Cherry Blossoms are a Thing to Behold
The sakura will bloom again next year. With these words the mayor of Tokyo urged people not to congregate in cherry blossom revelry under trees in parks over this past weekend. It was part of a plea to the residents of her city to stay home and avoid all non-essential outings and gatherings in response to a steadily rising number of recorded cases of coronavirus over the past week.
We are lucky in a time like this to be tucked away in our little home on the hill. We are surrounded by magnificent yama-zakura, wild mountain cherry trees that grow tall and wide. They highlight the hills in spring, their white cherry blossoms and green leaves emerging in tandem. Here in the countryside yama-zakura signify this season as much as the glorious pink blossoms that rain petals onto the heads of drunken revelers below. But we have a couple of those archetypal trees too.
In the early years, on days when I felt particularly far away from the familiar and out of place, I would plunge my hands into the soil to feel rooted to this new life. I set myself to taming the wild hill. I had free rein on the one condition that I not plant anything too Japanese. Hanako was averse to a saccharine side of her culture presented in the sentimental Japanese garden. She can’t abide aubergine maples and frilly double-petaled Yaezakura cherries.
I obliged at first, planting hydrangeas and fruit trees alongside kodemari and yukiyanagi, shrubs in the Spiraea family. But in the glorious foliage of the momiji I saw on my autumn jaunts into town I felt a link to my native Vermont, renowned for its blazing sugar maples in autumn, and I soon longed for one I could enjoy from home. Hanako resisted but I wore her down. For my birthday that year she and Kuniko gifted me with a Japanese maple tree planted outside the entrance to our house. Despite herself, she too came to adore its electric green leaves in spring that turn fiery red in autumn.
It quickly became clear that it would take a herculean effort just to keep our hillside this side of wild. And no matter what we planted our garden would never come close to an overwrought traditional one. So a couple of years later I campaigned for cherry trees. With Kuniko’s endorsement two young Yoshino, the common sakura with simple five petal blossoms in the palest pink, joined the eucalyptus, nashi pear, and persimmon on a triangle of land between our house and the studio.
Sakura are one of the most potent and widely broadcast symbols of Japan. Those who have never even thought to visit this island archipelago know of the famed cherry blossoms. They are part of a larger mythos about Japan that captivates people’s imagination. I have met many a visitor to Japan who seems as though they are finally realizing a long anticipated pilgrimage. Be it sakura, gardens, architecture, food, or hospitality, many arrive well-read and well-versed in noted areas of the culture and travel here to witness firsthand the things they’ve come to adore through words and images. It strikes me because it’s so different from my story.

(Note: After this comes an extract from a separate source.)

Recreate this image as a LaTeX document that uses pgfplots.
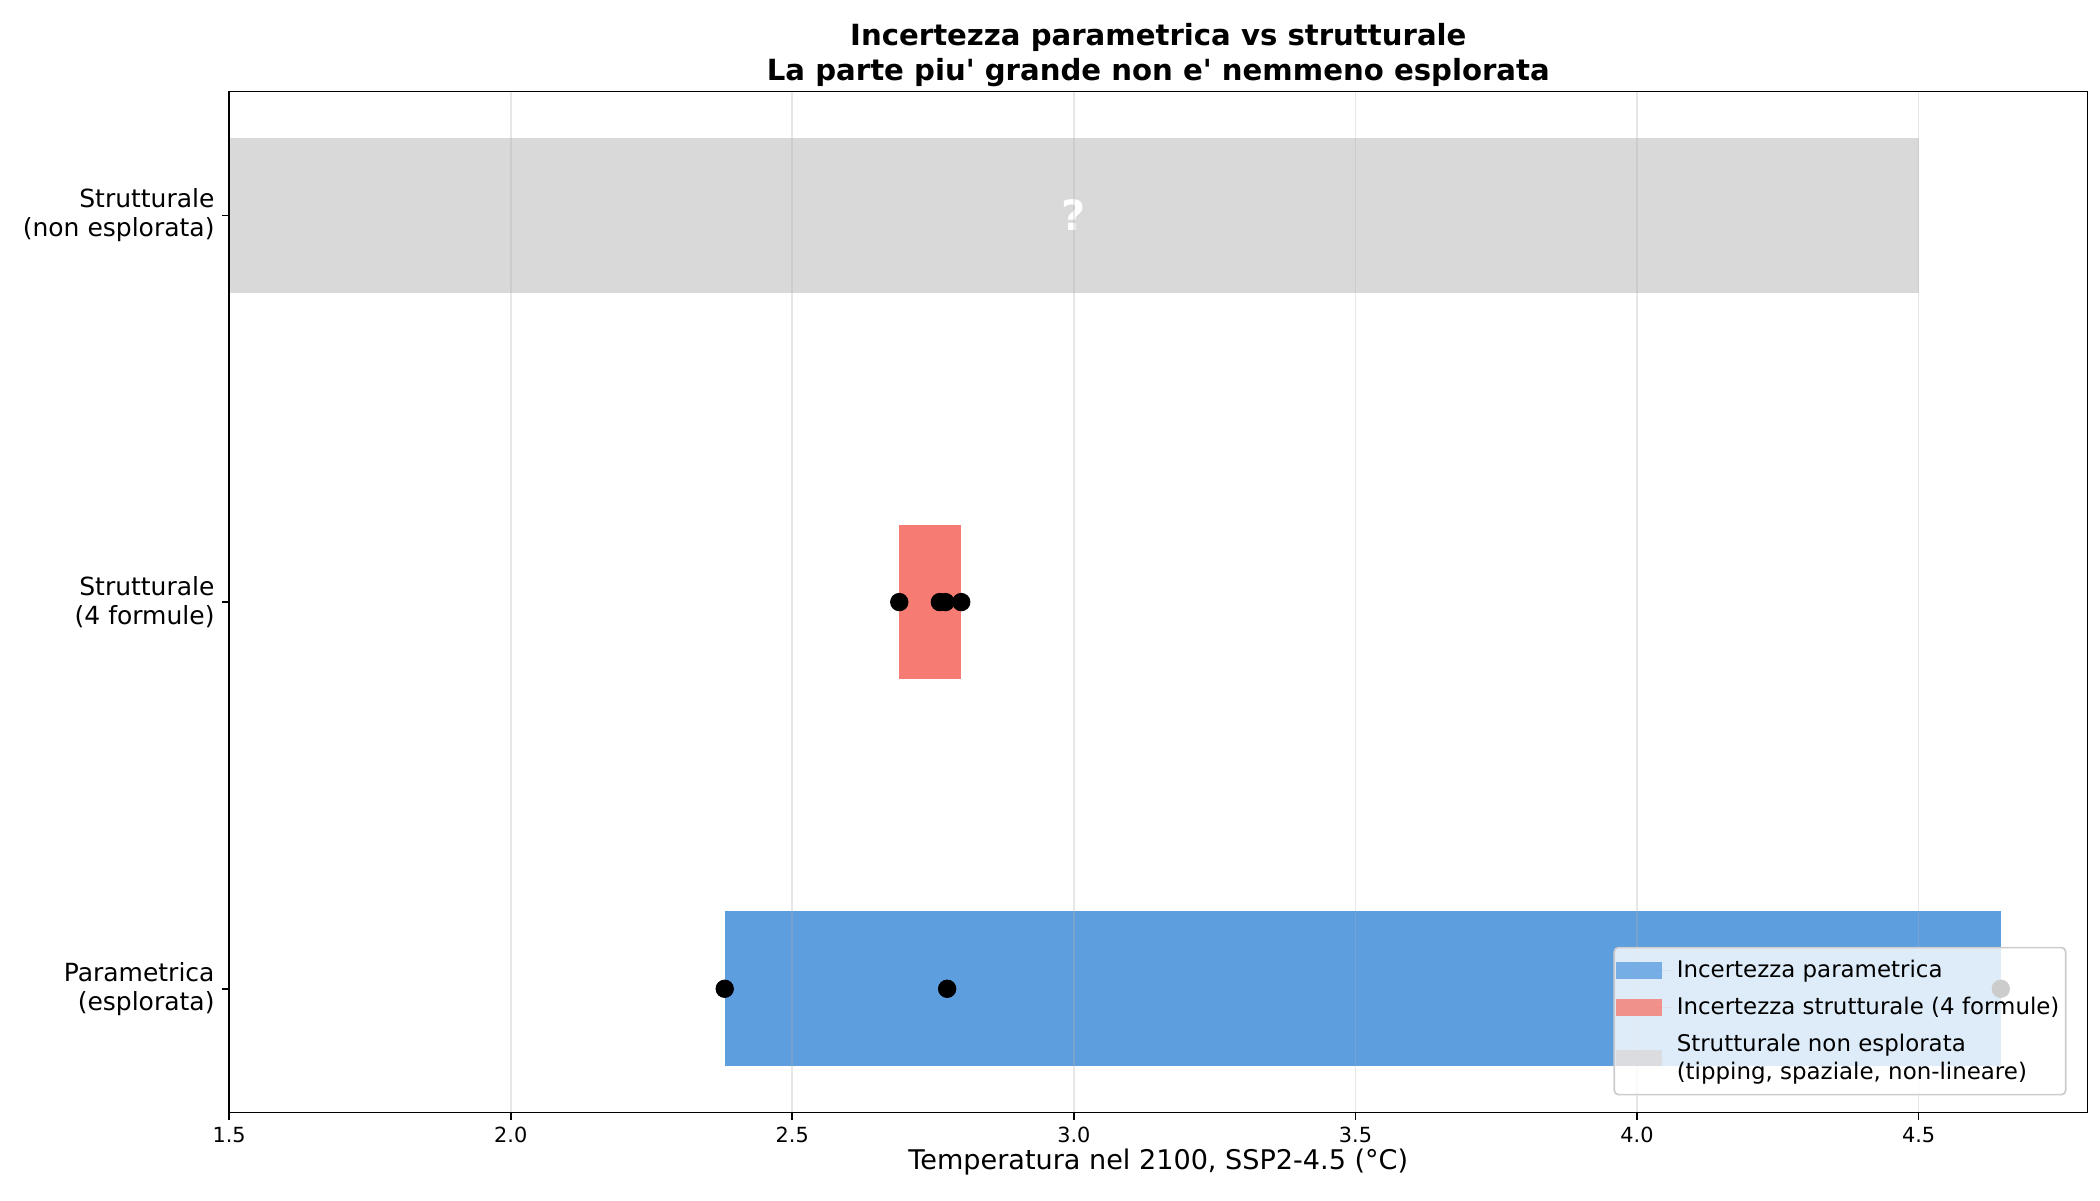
\documentclass[border=0pt]{standalone}
\usepackage{pgfplots}
\pgfplotsset{compat=1.18}
\usepackage{fontspec}
\setmainfont{DejaVu Sans}[Ligatures=TeXOff]

\definecolor{barblue}{HTML}{5D9EDF}
\definecolor{barred}{HTML}{F67B72}
\definecolor{bargray}{HTML}{D9D9D9}
\definecolor{gridgray}{HTML}{B0B0B0}

\begin{document}
\begin{tikzpicture}
\begin{axis}[
  scale only axis,
  width=892pt, height=490pt,
  xmin=1.5, xmax=4.80,
  ymin=-0.32, ymax=2.32,
  axis on top,
  axis line style={line width=0.8pt},
  xtick={1.5,2.0,2.5,3.0,3.5,4.0,4.5},
  xticklabel style={/pgf/number format/.cd,fixed,fixed zerofill,precision=1},
  /pgf/number format/assume math mode=true,
  ticklabel style={font=\fontsize{10}{12}\selectfont},
  ytick={0,1,2},
  yticklabels={Parametrica\\(esplorata),Strutturale\\(4 formule),Strutturale\\(non esplorata)},
  yticklabel style={align=right,font=\fontsize{12}{14}\selectfont},
  tick align=outside,
  tick pos=left,
  major tick length=3.5pt,
  tick style={line width=0.8pt,black},
  xmajorgrids,
  major grid style={gridgray,opacity=0.3,line width=0.8pt},
  xlabel={Temperatura nel 2100, SSP2-4.5 (°C)},
  xlabel style={font=\fontsize{13}{15}\selectfont,yshift=4pt},
  title={\textbf{Incertezza parametrica vs strutturale}\\\textbf{La parte piu' grande non e' nemmeno esplorata}},
  title style={align=center,font=\fontsize{14}{16.5}\selectfont,yshift=-7pt},
  legend cell align=left,
  legend style={at={(0.9887,0.0167)},anchor=south east,
    font=\fontsize{11}{13}\selectfont,
    cells={align=left},
    fill=white,fill opacity=0.8,text opacity=1,draw opacity=1,
    draw=black!20,line width=0.8pt,rounded corners=2pt,
    row sep=4pt,inner xsep=1pt,inner ysep=4pt},
  legend image code/.code={\fill[#1,sharp corners] (0pt,-3.9pt) rectangle (22pt,3.9pt);
    \path (0pt,0pt) -- (27pt,0pt);},
]
\addplot[fill=barblue,draw=none] coordinates {(2.38,-0.2) (4.646,-0.2) (4.646,0.2) (2.38,0.2)} --cycle;
\addlegendentry{Incertezza parametrica}
\addplot[fill=barred,draw=none] coordinates {(2.69,0.8) (2.80,0.8) (2.80,1.2) (2.69,1.2)} --cycle;
\addlegendentry{Incertezza strutturale (4 formule)}
\addplot[fill=bargray,draw=none] coordinates {(1.5,1.8) (4.5,1.8) (4.5,2.2) (1.5,2.2)} --cycle;
\addlegendentry{Strutturale non esplorata\\(tipping, spaziale, non-lineare)}

\addplot[only marks,mark=*,mark size=4.2pt,black,forget plot] coordinates {(2.38,0) (2.775,0) (4.646,0)};
\addplot[only marks,mark=*,mark size=4.2pt,black,forget plot] coordinates {(2.69,1) (2.762,1) (2.772,1) (2.80,1)};

\node[white,font=\fontsize{20}{24}\selectfont\bfseries] at (axis cs:3.0,2) {?};
\end{axis}
\path[use as bounding box] (-110pt,-42pt) rectangle (898pt,534pt);
\end{tikzpicture}
\end{document}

I had seen little and read nothing before moving to Japan. Outside of getting to know my partner, I hadn’t given Japan much thought before boarding the plane. Though it may have left me a bit ill prepared, in retrospect I’m grateful to have landed here without preconceptions and expectations. I’ve met many a traveler trained on one idea of Japan which renders them blind to take in the unexpected. I’m grateful for the unmediated experiences through which I’ve drawn a rounded and very personal understanding of Japan.
The abundant and notoriously fleeting beauty of smooth, steel-gray barked cherry trees dressed in ruffled pink coats is a quintessential emblem of Japan. It’s hard not to get wrapped up in the zeal of the season. It’s tough but necessary to request that people stay home this year, to let the season go by uncelebrated in the usual fashion. But the cherry trees will bloom again next year. And I take great comfort in knowing that nature’s cycles continue despite all kinds of disruptions.
Each year I preserve a few buds by soaking them in the umeboshi brine for a few days before drying them in the sun. Garnishing a savory chawanmushi custard with the salty, plum-laced crystalized buds allows us to extend this most cherished season even after all the petals have fallen. This year preserving cherry buds feels imbued with more sentimentality than ever as we are encouraged to distance ourselves from each other in this season of gathering.